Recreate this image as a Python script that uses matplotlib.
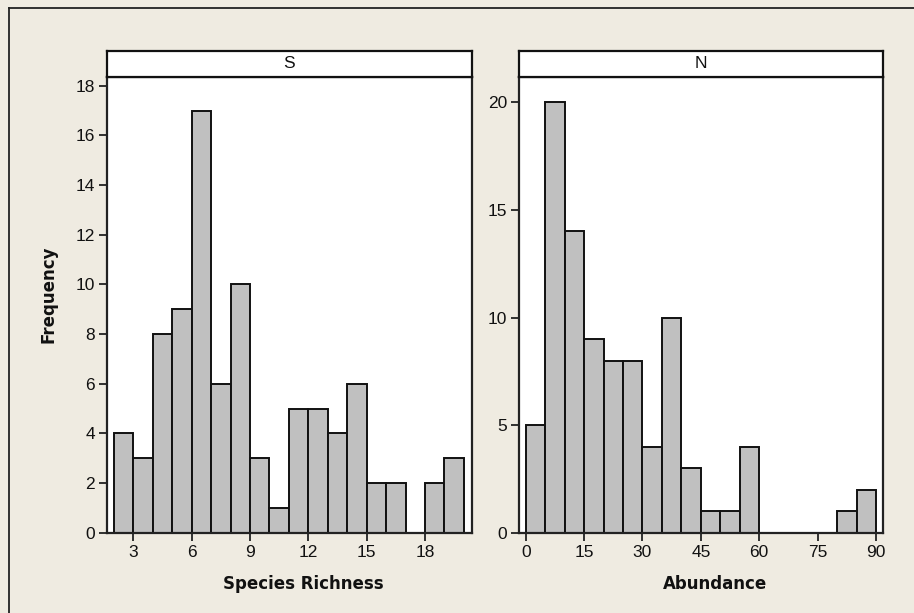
import matplotlib
matplotlib.use("Agg")
import matplotlib.pyplot as plt
from matplotlib.lines import Line2D
import numpy as np

# Histogram counts per bin
s_edges = list(range(2, 21))            # Species Richness bins, width 1
s_counts = [4, 3, 8, 9, 17, 6, 10, 3, 1, 5, 5, 4, 6, 2, 2, 0, 2, 3]
n_edges = list(range(0, 91, 5))         # Abundance bins, width 5
n_counts = [5, 20, 14, 9, 8, 8, 4, 10, 3, 1, 1, 4, 0, 0, 0, 0, 1, 2]

s_xticks = [3, 6, 9, 12, 15, 18]
s_yticks = [0, 2, 4, 6, 8, 10, 12, 14, 16, 18]
n_xticks = [0, 15, 30, 45, 60, 75, 90]
n_yticks = [0, 5, 10, 15, 20]

panel_titles = ["S", "N"]
x_labels = ["Species Richness", "Abundance"]
y_label = "Frequency"

BG = "#EFEBE1"
BAR = "#C0C0C0"
W, H = 914, 613
TICK_FONT = ["Liberation Sans", "DejaVu Sans"]

fig = plt.figure(figsize=(W / 100, H / 100), dpi=100)
fig.patch.set_facecolor(BG)

# frame around the graph region
fig.add_artist(Line2D([9 / W, 1.0], [1 - 8 / H, 1 - 8 / H], color="#222222", lw=1.3,
                      transform=fig.transFigure))
fig.add_artist(Line2D([9 / W, 9 / W], [0.0, 1 - 8 / H], color="#222222", lw=1.3,
                      transform=fig.transFigure))


def px_axes(x0, x1, y0, y1):
    return fig.add_axes([x0 / W, 1 - y1 / H, (x1 - x0) / W, (y1 - y0) / H])


panels = [
    dict(x0=107, x1=471.5, edges=s_edges, counts=s_counts, xticks=s_xticks,
         yticks=s_yticks, xlim=(1.65, 20.39), ylim=(0, 18.35)),
    dict(x0=519, x1=883, edges=n_edges, counts=n_counts, xticks=n_xticks,
         yticks=n_yticks, xlim=(-1.72, 91.8), ylim=(0, 21.18)),
]

for i, p in enumerate(panels):
    ax = px_axes(p["x0"], p["x1"], 77, 532.7)
    ax.set_facecolor("white")
    edges = np.array(p["edges"])
    widths = np.diff(edges)
    ax.bar(edges[:-1], p["counts"], width=widths, align="edge",
           color=BAR, edgecolor="#111111", linewidth=1.4, zorder=2)
    ax.set_xlim(*p["xlim"])
    ax.set_ylim(*p["ylim"])
    ax.set_xticks(p["xticks"])
    ax.set_yticks(p["yticks"])
    ax.tick_params(direction="out", length=6, width=1.3, color="#222222",
                   labelsize=12.5, pad=2.5)
    for lab in ax.get_xticklabels() + ax.get_yticklabels():
        lab.set_family(TICK_FONT)
        lab.set_color("#111111")
    for sp in ax.spines.values():
        sp.set_linewidth(1.6)
        sp.set_color("#222222")
    ax.text(0.538, -0.112, x_labels[i], transform=ax.transAxes, ha="center",
            va="center", fontsize=12, fontweight="bold", family="DejaVu Sans",
            color="#111111")

    # facet strip
    st = px_axes(p["x0"], p["x1"], 51, 77)
    st.set_facecolor("white")
    st.set_xticks([])
    st.set_yticks([])
    for sp in st.spines.values():
        sp.set_linewidth(1.6)
        sp.set_color("#111111")
    st.text(0.5, 0.5, panel_titles[i], ha="center", va="center", fontsize=12.5,
            family=TICK_FONT, color="#111111", transform=st.transAxes)

fig.text(48.7 / W, 1 - 294 / H, y_label, rotation=90, ha="center", va="center",
         fontsize=12, fontweight="bold", family="DejaVu Sans", color="#111111")

fig.savefig("out.png", dpi=100, facecolor=BG)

▬▬▬

Your goal:
Omit the pictures, then repeat exactly each line from the beginning of the listing through the line with "import numpy as np".

Solution for this task:
Recreate this image as a Python script that uses matplotlib.
import matplotlib
matplotlib.use("Agg")
import matplotlib.pyplot as plt
from matplotlib.lines import Line2D
import numpy as np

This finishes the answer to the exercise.